Begin with the first line below and retype each line exactly through the line containing "import plotly.graph_objects as go". Any pictures are to be left out.
::: Information shown :::
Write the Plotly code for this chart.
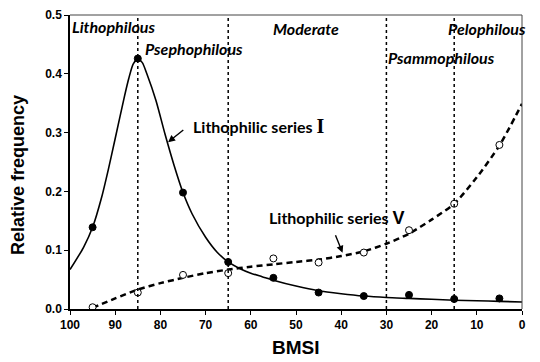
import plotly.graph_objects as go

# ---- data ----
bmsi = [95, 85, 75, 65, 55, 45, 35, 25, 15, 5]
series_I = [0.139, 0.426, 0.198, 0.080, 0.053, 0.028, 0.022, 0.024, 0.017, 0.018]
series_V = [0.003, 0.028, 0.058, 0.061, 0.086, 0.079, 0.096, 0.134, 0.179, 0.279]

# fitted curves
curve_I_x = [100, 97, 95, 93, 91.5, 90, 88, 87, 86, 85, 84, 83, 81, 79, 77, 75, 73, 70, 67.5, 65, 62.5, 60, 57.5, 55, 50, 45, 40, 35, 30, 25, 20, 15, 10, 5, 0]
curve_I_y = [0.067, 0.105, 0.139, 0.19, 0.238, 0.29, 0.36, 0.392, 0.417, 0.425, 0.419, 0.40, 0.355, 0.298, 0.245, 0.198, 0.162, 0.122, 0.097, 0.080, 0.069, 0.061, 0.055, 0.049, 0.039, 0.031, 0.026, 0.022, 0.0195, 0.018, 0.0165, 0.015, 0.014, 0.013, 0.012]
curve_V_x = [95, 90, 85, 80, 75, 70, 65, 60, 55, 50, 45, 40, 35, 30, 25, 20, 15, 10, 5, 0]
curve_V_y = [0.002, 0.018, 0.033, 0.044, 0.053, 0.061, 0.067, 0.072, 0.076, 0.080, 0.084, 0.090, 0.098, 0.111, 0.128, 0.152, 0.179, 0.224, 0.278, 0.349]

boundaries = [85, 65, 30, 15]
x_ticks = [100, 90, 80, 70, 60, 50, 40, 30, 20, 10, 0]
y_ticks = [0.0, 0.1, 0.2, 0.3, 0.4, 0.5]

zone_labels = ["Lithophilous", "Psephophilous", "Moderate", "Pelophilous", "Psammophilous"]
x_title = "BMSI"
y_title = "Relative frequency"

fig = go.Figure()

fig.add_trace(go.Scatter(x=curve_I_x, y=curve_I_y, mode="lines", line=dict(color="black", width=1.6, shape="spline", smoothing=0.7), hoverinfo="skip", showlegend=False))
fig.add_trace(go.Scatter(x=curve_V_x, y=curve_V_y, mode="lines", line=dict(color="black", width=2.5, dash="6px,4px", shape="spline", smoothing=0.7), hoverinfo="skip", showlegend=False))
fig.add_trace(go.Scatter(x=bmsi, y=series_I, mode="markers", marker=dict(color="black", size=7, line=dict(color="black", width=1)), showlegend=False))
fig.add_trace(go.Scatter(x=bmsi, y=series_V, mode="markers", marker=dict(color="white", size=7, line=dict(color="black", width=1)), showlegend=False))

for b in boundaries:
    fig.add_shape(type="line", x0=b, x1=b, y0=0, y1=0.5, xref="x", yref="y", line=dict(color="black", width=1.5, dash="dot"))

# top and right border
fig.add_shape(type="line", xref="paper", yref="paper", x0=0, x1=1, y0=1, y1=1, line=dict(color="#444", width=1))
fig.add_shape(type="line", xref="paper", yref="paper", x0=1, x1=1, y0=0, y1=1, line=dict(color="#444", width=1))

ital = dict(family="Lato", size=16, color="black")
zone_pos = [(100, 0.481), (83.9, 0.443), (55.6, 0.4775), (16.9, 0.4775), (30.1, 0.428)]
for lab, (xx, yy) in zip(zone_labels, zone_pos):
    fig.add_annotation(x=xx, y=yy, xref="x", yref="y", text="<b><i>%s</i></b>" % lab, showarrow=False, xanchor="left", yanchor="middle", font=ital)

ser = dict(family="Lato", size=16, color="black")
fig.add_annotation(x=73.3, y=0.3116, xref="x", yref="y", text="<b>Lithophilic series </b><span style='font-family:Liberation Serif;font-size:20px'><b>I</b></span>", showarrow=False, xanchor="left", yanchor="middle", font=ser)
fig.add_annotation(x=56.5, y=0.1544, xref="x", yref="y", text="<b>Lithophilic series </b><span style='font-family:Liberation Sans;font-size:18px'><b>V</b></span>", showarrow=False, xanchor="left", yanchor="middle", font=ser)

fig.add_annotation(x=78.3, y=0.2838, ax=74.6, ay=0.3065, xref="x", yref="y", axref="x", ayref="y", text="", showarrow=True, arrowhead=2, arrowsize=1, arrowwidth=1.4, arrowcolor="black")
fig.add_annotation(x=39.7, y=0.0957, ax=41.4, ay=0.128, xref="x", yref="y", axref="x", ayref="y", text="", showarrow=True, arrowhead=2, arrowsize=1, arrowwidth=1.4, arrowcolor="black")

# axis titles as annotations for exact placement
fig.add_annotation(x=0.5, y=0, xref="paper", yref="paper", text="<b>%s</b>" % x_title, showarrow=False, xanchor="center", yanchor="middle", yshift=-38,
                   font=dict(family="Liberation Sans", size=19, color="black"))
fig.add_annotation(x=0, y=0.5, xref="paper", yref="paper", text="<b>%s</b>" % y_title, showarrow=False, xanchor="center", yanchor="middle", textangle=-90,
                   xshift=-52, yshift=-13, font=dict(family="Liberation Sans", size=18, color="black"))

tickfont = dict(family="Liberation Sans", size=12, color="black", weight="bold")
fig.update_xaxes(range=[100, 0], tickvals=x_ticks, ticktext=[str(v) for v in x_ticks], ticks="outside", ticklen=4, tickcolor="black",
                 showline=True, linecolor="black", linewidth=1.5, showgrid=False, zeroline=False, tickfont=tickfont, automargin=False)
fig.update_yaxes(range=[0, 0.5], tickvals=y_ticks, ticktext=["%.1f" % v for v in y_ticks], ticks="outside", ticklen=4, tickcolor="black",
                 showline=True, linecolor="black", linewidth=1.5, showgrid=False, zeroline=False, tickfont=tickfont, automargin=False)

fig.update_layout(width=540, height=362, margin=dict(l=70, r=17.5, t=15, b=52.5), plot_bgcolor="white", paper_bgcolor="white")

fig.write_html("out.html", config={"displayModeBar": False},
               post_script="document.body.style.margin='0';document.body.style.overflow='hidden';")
:::
:: Written reply ::
Write the Plotly code for this chart.
import plotly.graph_objects as go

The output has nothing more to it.